Difficile d’envisager œuvre plus actuelle que ce jeu qui nous met à la place de la jeune Nina, c’est-à-dire devant son écran d’ordinateur – imaginez Life is Strange qui se fondrait dans le dispositif de Her Story. On explore alors le contenu des dossiers. Il y a des selfies – beaucoup de selfies –, datant pour certains de plusieurs années. Il y a aussi des dessins (de type fan-art : la demoiselle est une folle de manga et, aussi, de Final Fantasy). Il y a des poèmes, des extraits de blogs et de conversations faussement désinvoltes et riches en lol par email ou par chat avec beccaa1 ou neko666. Un mot qui évoque son frère autiste. Des liens vers les trucs tentants qu’elle a repérés sur un catalogue de lingerie. Au bout d’un moment, on finit par lancer le jeu favori de notre héroïne, Valtameri, pour y retrouver Ichi, alias Blake, jeune homme pas franchement mieux dans sa peau que Nina et qui vit à l’autre bout des Etats-Unis (New York pour elle, Los Angeles pour lui). Elle n’a jamais eu de petit ami, n’a jamais fait l’amour, dit-elle. Lui non plus. Il lui parle de ses seins et lui demande une photo, n’importe quelle photo. De toute façon, elle lui plaira.

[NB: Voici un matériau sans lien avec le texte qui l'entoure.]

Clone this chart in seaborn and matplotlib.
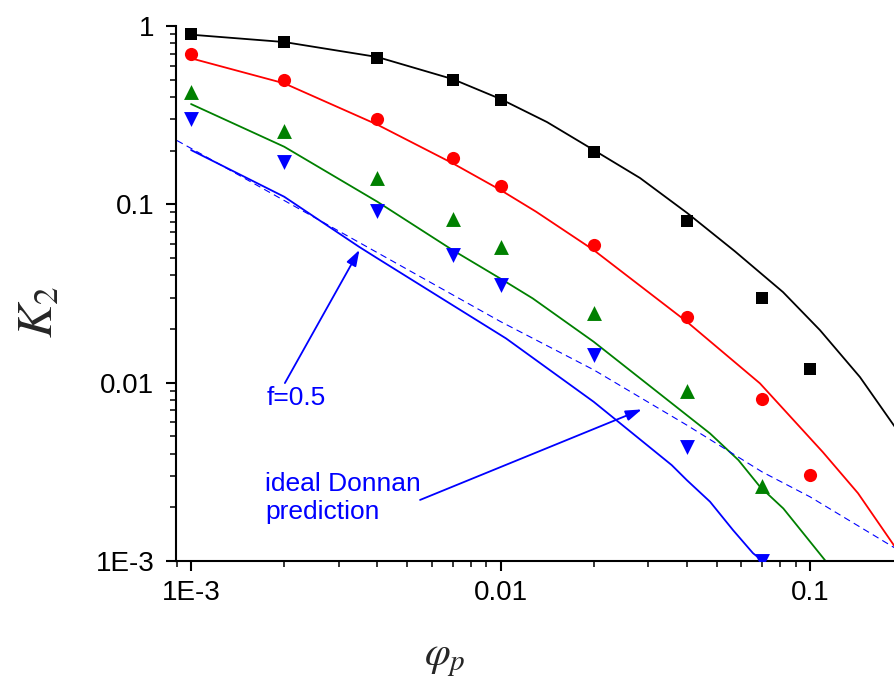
import matplotlib
matplotlib.use("Agg")
import matplotlib.pyplot as plt
import seaborn as sns
from matplotlib.ticker import FixedLocator, FixedFormatter, LogLocator, NullFormatter

# Measured partition coefficients K2 against polymer volume fraction
phi_meas = [0.001, 0.002, 0.004, 0.007, 0.01, 0.02, 0.04, 0.07, 0.1]
k2_black = [0.90, 0.81, 0.66, 0.50, 0.385, 0.197, 0.0806, 0.0298, 0.0119]
k2_red = [0.70, 0.50, 0.30, 0.182, 0.127, 0.059, 0.0233, 0.0081, 0.00303]
phi_green = [0.001, 0.002, 0.004, 0.007, 0.01, 0.02, 0.04, 0.07]
k2_green = [0.427, 0.258, 0.141, 0.083, 0.0576, 0.0246, 0.0090, 0.00263]
phi_blue = [0.001, 0.002, 0.004, 0.007, 0.01, 0.02, 0.04, 0.07]
k2_blue = [0.30, 0.173, 0.0917, 0.052, 0.0353, 0.0143, 0.00435, 0.00100]

# Model curves
phi_fit_black = [0.001, 0.002, 0.004, 0.007, 0.01, 0.01413, 0.02, 0.02823,
                 0.0401, 0.0572, 0.0818, 0.1077, 0.145, 0.1882, 0.22]
fit_black = [0.894, 0.813, 0.670, 0.504, 0.3896, 0.2893, 0.2016, 0.1405,
             0.0894, 0.0545, 0.0322, 0.0197, 0.01075, 0.00564, 0.0035]
phi_fit_red = [0.001, 0.002, 0.004, 0.007, 0.01, 0.01302, 0.02, 0.04,
               0.0689, 0.110, 0.1429, 0.1882, 0.22]
fit_red = [0.659, 0.477, 0.2797, 0.170, 0.1203, 0.091, 0.0554, 0.02196,
           0.00991, 0.00408, 0.00240, 0.00120, 0.0007]
phi_fit_green = [0.001, 0.002, 0.004, 0.007, 0.01, 0.0127, 0.02, 0.04753,
                 0.0587, 0.0689, 0.0820, 0.1118, 0.13]
fit_green = [0.365, 0.2104, 0.1034, 0.0554, 0.0383, 0.0297, 0.01696, 0.00519,
             0.00368, 0.00261, 0.00197, 0.00101, 0.0007]
phi_fit_blue = [0.001, 0.002, 0.00349, 0.004, 0.007, 0.01042, 0.02, 0.03573,
                0.04, 0.04753, 0.0564, 0.0654, 0.0698, 0.08]
fit_blue = [0.2016, 0.1103, 0.0578, 0.0498, 0.0272, 0.0177, 0.00781, 0.00345,
            0.00284, 0.00215, 0.00149, 0.001107, 0.00101, 0.0007]

# Ideal Donnan prediction
phi_ideal = [0.0009, 0.001, 0.01, 0.02, 0.04, 0.07, 0.1, 0.19]
k2_ideal = [0.228, 0.206, 0.0220, 0.0118, 0.00578, 0.00316, 0.00229, 0.00117]

x_ticks = [0.001, 0.01, 0.1]
x_tick_labels = ["1E-3", "0.01", "0.1"]
y_ticks = [0.001, 0.01, 0.1, 1]
y_tick_labels = ["1E-3", "0.01", "0.1", "1"]

sns.set_style("ticks")
plt.rcParams["font.family"] = ["Liberation Sans", "DejaVu Sans"]
plt.rcParams["mathtext.fontset"] = "stix"

fig = plt.figure(figsize=(8.95, 6.81), dpi=100)
ax = fig.add_axes([176 / 895, 120 / 681, 719 / 895, 535 / 681])

curves = [
    (phi_fit_black, fit_black, "#000000"),
    (phi_fit_red, fit_red, "#FF0000"),
    (phi_fit_green, fit_green, "#008000"),
    (phi_fit_blue, fit_blue, "#0000FF"),
]
for xs, ys, col in curves:
    sns.lineplot(x=xs, y=ys, ax=ax, color=col, linewidth=1.3,
                 sort=False, estimator=None)

sns.lineplot(x=phi_ideal, y=k2_ideal, ax=ax, color="#0000FF", linewidth=0.8,
             linestyle=(0, (6, 4)), sort=False, estimator=None)

points = [
    (phi_meas, k2_black, "#000000", "s", 64),
    (phi_meas, k2_red, "#FF0000", "o", 90),
    (phi_green, k2_green, "#008000", "^", 115),
    (phi_blue, k2_blue, "#0000FF", "v", 115),
]
for xs, ys, col, mk, sz in points:
    sns.scatterplot(x=xs, y=ys, ax=ax, color=col, marker=mk, s=sz,
                    linewidth=0, zorder=3)

ax.set_xscale("log")
ax.set_yscale("log")
ax.set_xlim(0.000894, 0.1882)
ax.set_ylim(0.001, 1.0)

ax.xaxis.set_major_locator(FixedLocator(x_ticks))
ax.xaxis.set_major_formatter(FixedFormatter(x_tick_labels))
ax.yaxis.set_major_locator(FixedLocator(y_ticks))
ax.yaxis.set_major_formatter(FixedFormatter(y_tick_labels))
ax.xaxis.set_minor_locator(LogLocator(base=10, subs=[2, 3, 4, 5, 6, 7, 8, 9], numticks=20))
ax.yaxis.set_minor_locator(LogLocator(base=10, subs=[2, 3, 4, 5, 6, 7, 8, 9], numticks=20))
ax.xaxis.set_minor_formatter(NullFormatter())
ax.yaxis.set_minor_formatter(NullFormatter())

ax.tick_params(which="major", direction="out", length=7.5, width=1.5,
               labelsize=20, pad=6, colors="black")
ax.tick_params(which="minor", direction="out", length=4.3, width=1.3)
ax.tick_params(axis="y", which="major", pad=8)

for side in ["top", "right"]:
    ax.spines[side].set_visible(False)
for side in ["left", "bottom"]:
    ax.spines[side].set_linewidth(1.5)
    ax.spines[side].set_color("black")

ax.set_ylabel(r"$K_{2}$", fontsize=36, rotation=90)
ax.yaxis.set_label_coords(-0.1586, 0.466)
ax.set_xlabel(r"$\varphi_{p}$", fontsize=30)
ax.xaxis.set_label_coords(0.374, -0.145)

blue = "#0000FF"
arrow = dict(arrowstyle="-|>,head_length=0.6,head_width=0.2", color=blue,
             lw=1.3, mutation_scale=16, shrinkA=0, shrinkB=0)
ax.annotate("", xy=(0.0035, 0.0555), xytext=(0.00201, 0.00995),
            arrowprops=arrow)
ax.text(0.002184, 0.0082, "f=0.5", color=blue, fontsize=19,
        ha="center", va="center")
ax.annotate("", xy=(0.02859, 0.00708), xytext=(0.005495, 0.0022),
            arrowprops=arrow)
ax.text(0.001735, 0.00315, "ideal Donnan\nprediction", color=blue,
        fontsize=19, ha="left", va="top", linespacing=1.2)

fig.savefig("out.png", dpi=100)
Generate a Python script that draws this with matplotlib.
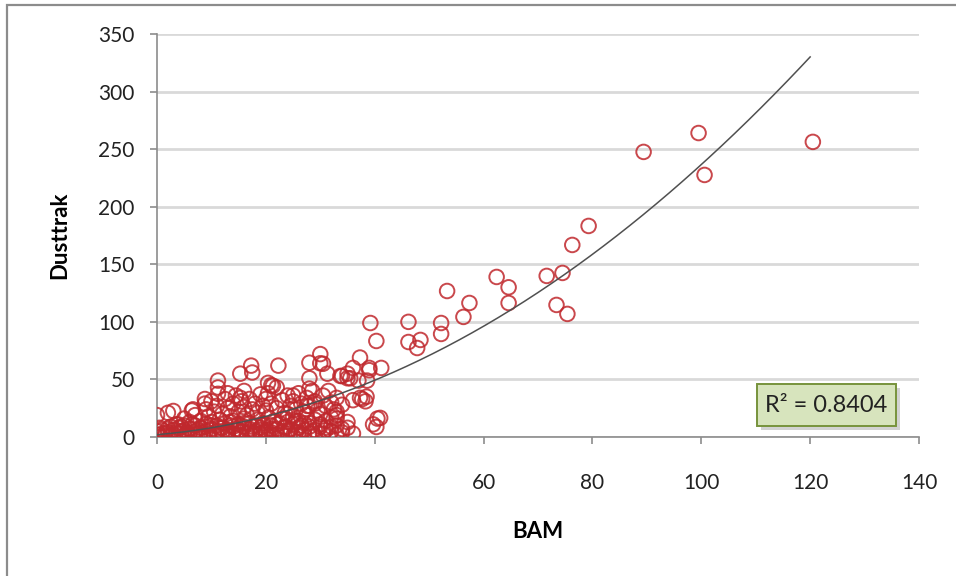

L’impression donnée par Cibele est celle d’une plongée dans l’intime, mais pas sous l’angle du grand déballage complaisant. Cette intimité est hybride, multicouches, reconfigurée. Nina Freeman ne cache pas que ce que raconte le jeu, elle l’a elle-même vécu. Que le garçon dont s’inspire Blake fut son premier amour, et sa première expérience sexuelle– c’est l’événement vers lequel tend le jeu, on n’en dira pas plus, il vaut mieux en faire l’expérience. Mais l’ »acteur » qui l’interprète est le copain actuel de Nina Freeman (et son complices sur plusieurs jeux), Emmett Butler, et non le « vrai » Blake – on a le droit de se sentir un rien mal à l’aise en l’apprenant. Et si les selfies du « personnage » Nina sont bien ceux de Freeman, que dire des extraits de dialogues écrits ou des poèmes ? Authentiques ou créés pour l’occasion ? Cela n’a sans doute pas une grande importance. Pas plus, disons, que de connaître le quotidien réel des interprètes des premiers films semi-improvisés de Joe Swanberg. Ou de savoir ce qu’a vraiment vécu Monica Sabolo avant d’écrire Tout cela n’a rien à voir avec moi – un livre auquel on pense souvent en jouant à Cibele pour son côté collage, travail sur les traces, réinvention du passé.
Dans cet exemple rare d’autofiction vidéoludique, la vérité n’est pas dans les faits mais dans les mots, les impressions et la manière dont les éléments hétérogènes du jeu se complètent, se répondent, se contredisent ou s’éclairent mutuellement. C’est ainsi et pas seulement en tant que traité très contemporain sur les sentiments et les désirs adolescents à l’ère d’Internet et des jeux en ligne – ce qu’il est aussi – que Cibele, comédie romantique mutante et petit miracle d’harmonie dans la dissonance, émeut, nourrit et sidère son joueur-spectateur. On n’oubliera pas de sitôt Nina. Et on suivra Freeman de très près.